When neurobiologist Sam Rodriques was a graduate student, he observed a scientific limitation: even if all knowledge to understand complex systems like cells or the brain was available, humans might struggle to synthesize it comprehensively. Five years later, Rodriques and his team at FutureHouse, a U.S. AI start-up, may have a solution. In September, they announced a new AI system capable of producing synthesized knowledge about scientific topics more accurately than traditional Wikipedia entries. Within minutes, they generated summaries for approximately 17,000 human genes, most lacking prior detailed entries.
Rodriques isn’t alone in turning to AI for scientific synthesis. Scholars have been working to streamline the synthesis of scientific literature for decades, often finding traditional review processes lengthy, labor-intensive, and outdated upon completion. The rise of large language models (LLMs) like ChatGPT is sparking fresh excitement for accelerating research review processes.
While AI-powered science search engines now offer substantial aid in narrative literature reviews by finding, sorting, and summarizing publications, they fall short of fully automating systematic reviews. These reviews require strict procedural standards for rigor and reliability, making complete automation challenging. Paul Glasziou, an expert in evidence-based reviews, believes AI can aid in parts of the process. However, it may take decades for these tools to handle systematic reviews independently.
AI-powered systems like FutureHouse’s PaperQA2 go further, attempting full-text searches across academic databases. This approach has produced promising results: a panel of scientists found fewer reasoning errors in AI-generated gene summaries than in human-written Wikipedia entries. However, as Rodriques acknowledges, comprehensive searches are computationally demanding and expensive.
More specialized tools, like Consensus and Elicit, are helping researchers conduct systematic reviews by identifying relevant studies and extracting insights. However, these systems are limited by access to open-access sources, leaving much of the paywalled scientific literature untouched. While these tools provide useful summaries, experts agree they lack the rigor for systematic reviews.
AI’s expansion into scientific synthesis also raises concerns about accuracy and reliability.

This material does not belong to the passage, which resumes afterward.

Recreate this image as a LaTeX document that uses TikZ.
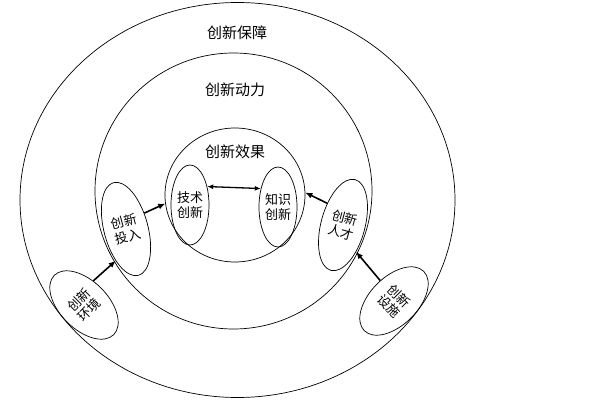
\documentclass[tikz,border=0pt]{standalone}
\usepackage{fontspec}
\newfontfamily\cjk{Noto Sans CJK SC}
\usetikzlibrary{shapes.geometric,arrows.meta}
\begin{document}
\begin{tikzpicture}[x=1pt,y=-1pt,font=\cjk\fontsize{15}{18}\selectfont,
        ring/.style={draw,ellipse,line width=0.7pt,inner sep=0pt},
        cell/.style={draw,ellipse,line width=0.7pt,inner sep=0pt,align=center,font=\cjk\fontsize{13}{15}\selectfont},
        arr/.style={line width=1.6pt,-{Latex[length=7pt,width=6pt]}}]
                \useasboundingbox (0,0) rectangle (598,420);
                % three rings
                \node[ring,minimum width=435pt,minimum height=395pt] (guard) at (237.5,200) {};
                \node[ring,minimum width=277pt,minimum height=276pt] (drive) at (233.5,191) {};
                \node[ring,minimum width=140pt,minimum height=134pt] (effect) at (235,195) {};
                \node (guardlbl) at (237,33) {创新保障};
                \node (drivelbl) at (235,90) {创新动力};
                \node (effectlbl) at (235,152) {创新效果};
                % inner cells
                \node[cell,minimum width=38pt,minimum height=80pt] (tech) at (190,205) {技术\\创新};
                \node[cell,minimum width=38pt,minimum height=80pt] (know) at (278,207) {知识\\创新};
                \node[cell,minimum width=44pt,minimum height=96pt,rotate=15] (invest) at (126,229) {创新\\投入};
                \node[cell,minimum width=44pt,minimum height=94pt,rotate=-15] (talent) at (343,225) {创新\\人才};
                \node[cell,minimum width=48pt,minimum height=84pt,rotate=45] (env) at (84,305) {创新\\环境};
                \node[cell,minimum width=48pt,minimum height=84pt,rotate=-45] (facility) at (394,301) {创新\\设施};
                % arrows
                \draw[line width=1.3pt,{Latex[length=6pt,width=5pt]}-{Latex[length=6pt,width=5pt]}] (tech.47) -- (know.133);
                \draw[arr] (env.24) -- (invest.237);
                \draw[arr] (invest.26) -- (effect.187);
                \draw[arr] (facility.169) -- (talent.-49);
                \draw[arr] (talent.141) -- (effect.2);
            \end{tikzpicture}
\end{document}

As James Thomas of University College London warns, hasty AI-driven reviews could jeopardize the quality of scientific literature. Still, supporters believe AI could enhance quality by flagging low-quality studies and speeding up rigorous reviews. Rodriques and colleagues are optimistic that non-profit-backed AI systems could democratize scientific knowledge while maintaining high standards, as exemplified by recent UK funding into AI-based synthesis tools.